* **To do**
Scan the data. Collect each line that contains the word "diagram".
___
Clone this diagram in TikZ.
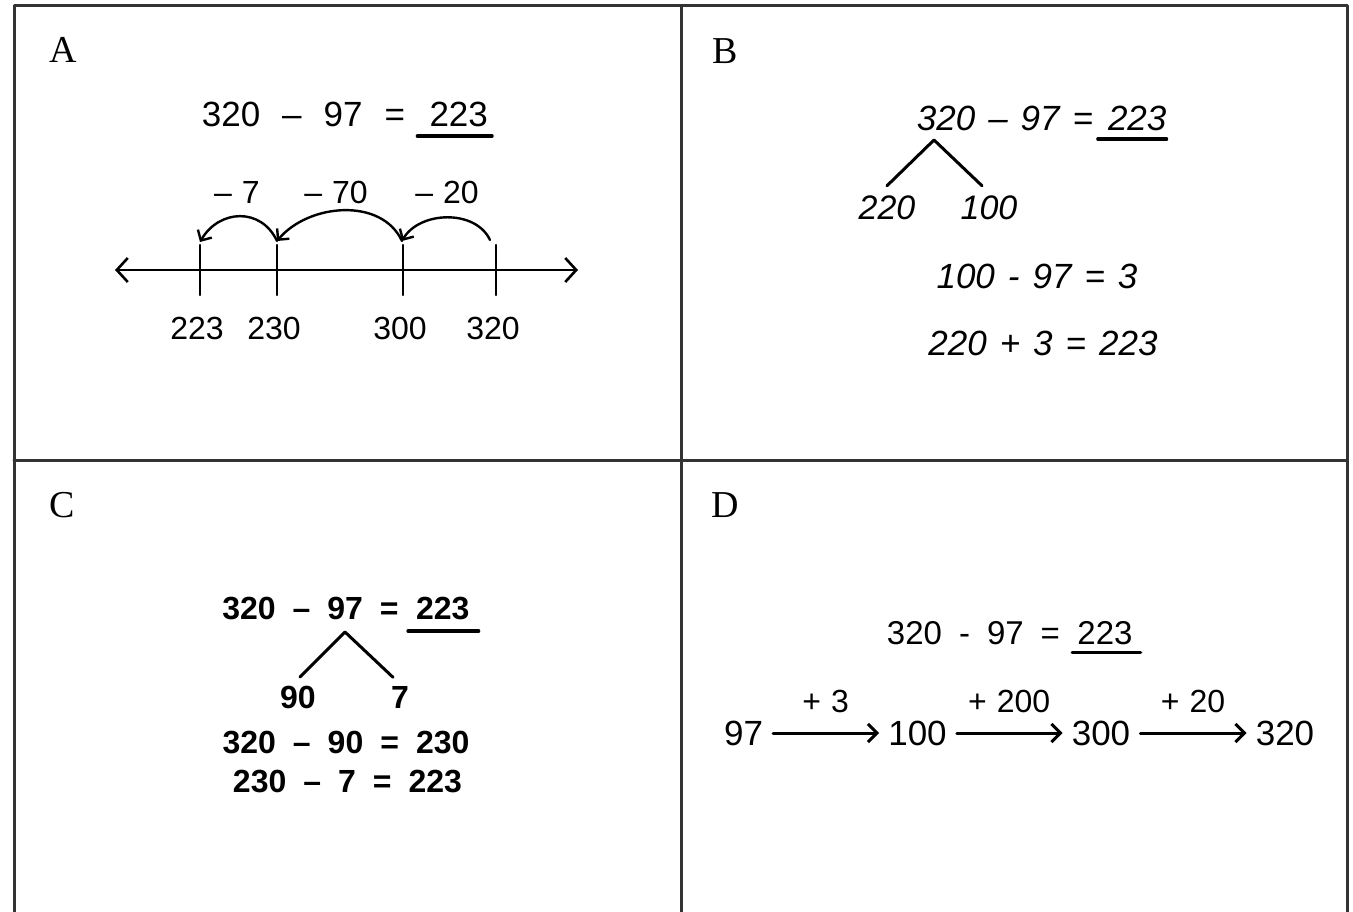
\documentclass[tikz,border=0pt]{standalone}
\usepackage{fontspec}
\setmainfont{Liberation Serif}
\newfontfamily\hand{Liberation Sans}
\usetikzlibrary{arrows.meta,positioning}
\begin{document}
\begin{tikzpicture}[x=1pt, y=-1pt, line join=round, line cap=round,
	frame/.style={line width=3pt, draw=black!80},
	panel/.style={inner sep=0pt, font=\fontsize{38}{40}\selectfont},
	eqA/.style={inner sep=0pt, font=\hand\fontsize{35}{40}\selectfont\spaceskip 22pt\relax},
	eqB/.style={inner sep=0pt, font=\hand\itshape\fontsize{35}{40}\selectfont\spaceskip 13pt\relax},
	leafB/.style={inner sep=0pt, font=\hand\itshape\fontsize{34}{38}\selectfont},
	eqC/.style={inner sep=0pt, font=\hand\bfseries\fontsize{32}{36}\selectfont\spaceskip 17pt\relax},
	eqD/.style={inner sep=0pt, font=\hand\fontsize{33}{38}\selectfont\spaceskip 17pt\relax},
	num/.style={inner sep=0pt, font=\hand\fontsize{35}{38}\selectfont},
	lab/.style={inner sep=0pt, font=\hand\fontsize{32}{36}\selectfont\spaceskip 10pt\relax},
	uline/.style={line width=3.2pt},
	nline/.style={line width=2.6pt, {Straight Barb[length=11pt,width=24pt]}-{Straight Barb[length=11pt,width=24pt]}},
	tickmark/.style={line width=2.2pt},
	jump/.style={line width=2.4pt, -{Straight Barb[length=8pt,width=16pt]}},
	branch/.style={line width=3pt},
	chain/.style={line width=3pt, -{Straight Barb[length=9pt,width=18pt]}, shorten <=10pt, shorten >=9pt}]
	\useasboundingbox (0,0) rectangle (1353,912);
	\draw[frame] (14,912) -- (14,6) -- (1347,6) -- (1347,912);
	\draw[frame] (681,6) -- (681,912);
	\draw[frame] (14,460) -- (1347,460);
	% A
	\node[panel] (labA) at (63,50) {A};
	\node[eqA] (eqA) at (303.5,114) {320 – 97 =};
	\node[eqA, right=24pt of eqA] (ansA) {223};
	\draw[uline] ([xshift=-12pt,yshift=-9.5pt]ansA.south west) -- ([xshift=4pt,yshift=-9.5pt]ansA.south east);
	\draw[nline] (115,270) -- (578,270);
	\foreach \v/\x in {223/200, 230/277, 300/403, 320/496} {
		\draw[tickmark] (\x,245) -- (\x,295);
		\node[lab] (t\v) at (\x-3,328) {\v};
	}
	\coordinate (j320) at (490,240);
	\coordinate (j300) at (402,241);
	\coordinate (j230) at (277,241);
	\coordinate (j223) at (200,242);
	\draw[jump] (j320) to[out=115,in=60] (j300);
	\draw[jump] (j300) to[out=115,in=50] (j230);
	\draw[jump] (j230) to[out=115,in=60,looseness=1.25] (j223);
	\node[lab] (m7) at (237,192) {– 7};
	\node[lab] (m70) at (336,192) {– 70};
	\node[lab] (m20) at (447,192) {– 20};
	% B
	\node[panel] (labB) at (725,51) {B};
	\node[eqB] (eqB) at (1005,118) {320 – 97 =};
	\node[eqB, right=14.5pt of eqB] (ansB) {223};
	\draw[uline] ([xshift=-10pt,yshift=-8.5pt]ansB.south west) -- ([yshift=-8.5pt]ansB.south east);
	\coordinate (topB) at (934,140);
	\node[leafB] (l220) at (887,208) {220};
	\node[leafB] (l100) at (989,208) {100};
	\draw[branch] ([yshift=10pt]l220.north) -- (topB) -- ([xshift=-7pt,yshift=10pt]l100.north);
	\node[eqB] (stepB1) at (1037,276) {100 - 97 = 3};
	\node[eqB] (stepB2) at (1043,343) {220 + 3 = 223};
	% C
	\node[panel] (labC) at (62,505) {C};
	\node[eqC] (eqC) at (310.5,609) {320 – 97 =};
	\node[eqC, right=17pt of eqC] (ansC) {223};
	\draw[uline] ([xshift=-8pt,yshift=-10.5pt]ansC.south west) -- ([xshift=9pt,yshift=-10.5pt]ansC.south east);
	\coordinate (topC) at (345,632);
	\node[eqC] (l90) at (298,697) {90};
	\node[eqC] (l7) at (400,697) {7};
	\draw[branch] ([xshift=2pt,yshift=8.5pt]l90.north) -- (topC) -- ([xshift=-7pt,yshift=8.5pt]l7.north);
	\node[eqC] (stepC1) at (346,743) {320 – 90 = 230};
	\node[eqC] (stepC2) at (347.5,782) {230 – 7 = 223};
	% D
	\node[panel] (labD) at (725,505) {D};
	\node[eqD] (eqD) at (973.5,633) {320 - 97 =};
	\node[eqD, right=17pt of eqD] (ansD) {223};
	\draw[uline] ([xshift=-5pt,yshift=-8pt]ansD.south west) -- ([xshift=8pt,yshift=-8pt]ansD.south east);
	\node[num] (n97) at (743.5,733) {97};
	\node[num] (n100) at (917.5,733) {100};
	\node[num] (n300) at (1101,733) {300};
	\node[num] (n320) at (1285,733) {320};
	\draw[chain] (n97) -- node[lab, midway, above=19pt] (p3) {+ 3} (n100);
	\draw[chain] (n100) -- node[lab, midway, above=19pt] (p200) {+ 200} (n300);
	\draw[chain] (n300) -- node[lab, midway, above=19pt] (p20) {+ 20} (n320);
\end{tikzpicture}
\end{document}
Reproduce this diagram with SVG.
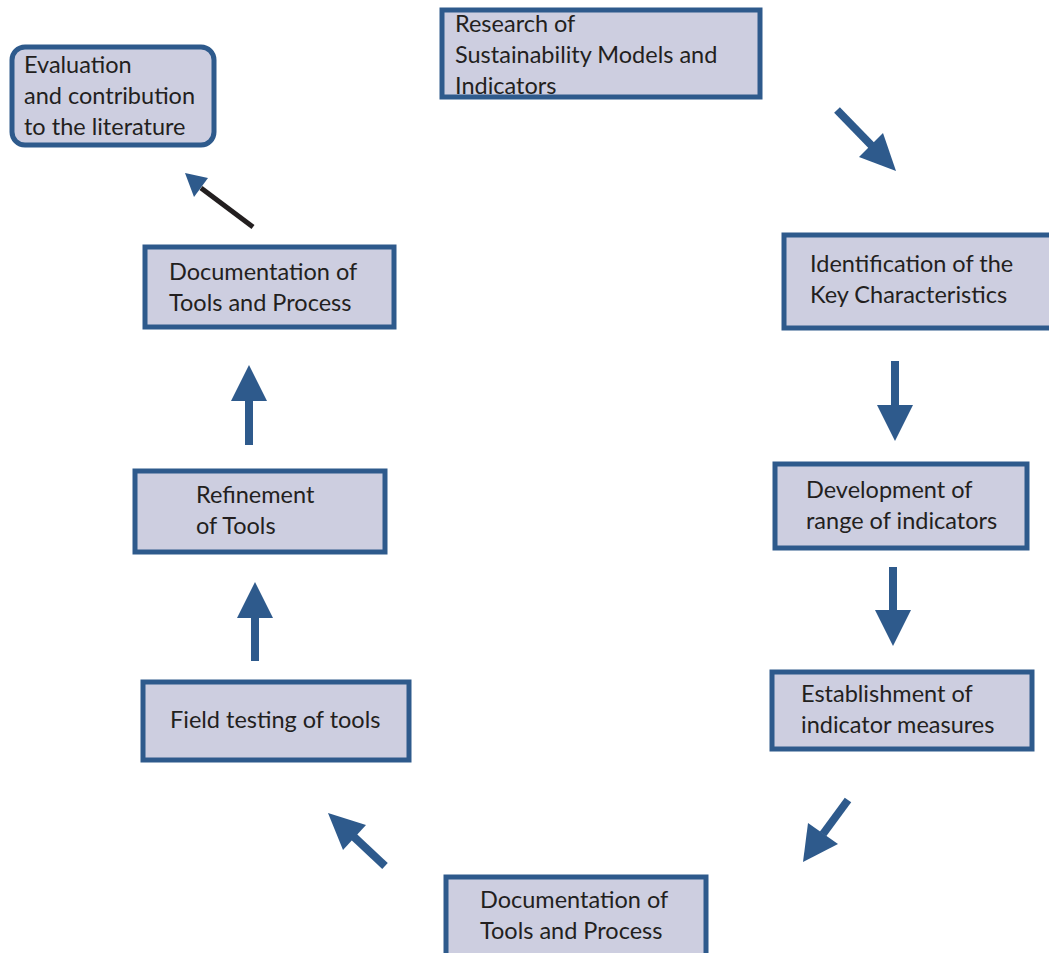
<svg xmlns="http://www.w3.org/2000/svg" width="1049" height="953" viewBox="0 0 1049 953">
<style>
.box{fill:#cdcee0;stroke:#2e5a8c;stroke-width:5}
.t{font-family:"Lato","Liberation Sans",sans-serif;font-size:23.5px;fill:#231f20}
.sh{stroke:#2e5a8c;stroke-width:8;fill:none}
.hd{fill:#2e5a8c}
</style>
<rect width="1049" height="953" fill="#ffffff"/>
<g id="n-evaluation">
<rect class="box" x="12" y="47" width="202" height="98" rx="13"/>
<text class="t" x="24" y="73">Evaluation</text>
<text class="t" x="24" y="104">and contribution</text>
<text class="t" x="24" y="135">to the literature</text>
</g>
<g id="n-research">
<rect class="box" x="442" y="10" width="318" height="87"/>
<text class="t" x="455" y="32">Research of</text>
<text class="t" x="455" y="63">Sustainability Models and</text>
<text class="t" x="455" y="94">Indicators</text>
</g>
<g id="n-identification">
<rect class="box" x="784" y="235" width="270" height="93"/>
<text class="t" x="810" y="272">Identification of the</text>
<text class="t" x="810" y="303">Key Characteristics</text>
</g>
<g id="n-development">
<rect class="box" x="775" y="464" width="252" height="84"/>
<text class="t" x="806" y="498">Development of</text>
<text class="t" x="806" y="529">range of indicators</text>
</g>
<g id="n-establishment">
<rect class="box" x="772" y="672" width="260" height="77"/>
<text class="t" x="801" y="702">Establishment of</text>
<text class="t" x="801" y="733">indicator measures</text>
</g>
<g id="n-doc-bottom">
<rect class="box" x="446" y="877" width="260" height="85"/>
<text class="t" x="480" y="908">Documentation of</text>
<text class="t" x="480" y="939">Tools and Process</text>
</g>
<g id="n-field">
<rect class="box" x="143" y="682" width="266" height="78"/>
<text class="t" x="170" y="728">Field testing of tools</text>
</g>
<g id="n-refinement">
<rect class="box" x="135" y="471" width="250" height="81"/>
<text class="t" x="196" y="503">Refinement</text>
<text class="t" x="196" y="534">of Tools</text>
</g>
<g id="n-doc-top">
<rect class="box" x="145" y="247" width="249" height="80"/>
<text class="t" x="169" y="280">Documentation of</text>
<text class="t" x="169" y="311">Tools and Process</text>
</g>
<g id="connectors">
<line class="sh" x1="837" y1="110" x2="872" y2="146"/>
<polygon class="hd" points="896,171 859,157 883,133"/>
<line class="sh" x1="895" y1="361" x2="895" y2="407"/>
<polygon class="hd" points="877,405 913,405 895,441"/>
<line class="sh" x1="893" y1="567" x2="893" y2="612"/>
<polygon class="hd" points="875,610 911,610 893,646"/>
<line class="sh" x1="848" y1="800" x2="823" y2="834"/>
<polygon class="hd" points="803,862 808,823 838,844"/>
<line class="sh" x1="385" y1="866" x2="353" y2="836"/>
<polygon class="hd" points="328,813 366,825 343,850"/>
<line class="sh" x1="255" y1="661" x2="255" y2="615"/>
<polygon class="hd" points="237,618 273,618 255,582"/>
<line class="sh" x1="249" y1="445" x2="249" y2="398"/>
<polygon class="hd" points="231,401 267,401 249,365"/>
<line x1="253" y1="227" x2="201" y2="188" stroke="#231f20" stroke-width="5"/>
<polygon class="hd" points="185,173 208,178 194,197"/>
</g>
</svg>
___
* **Written reply**
Clone this diagram in TikZ.
Reproduce this diagram with SVG.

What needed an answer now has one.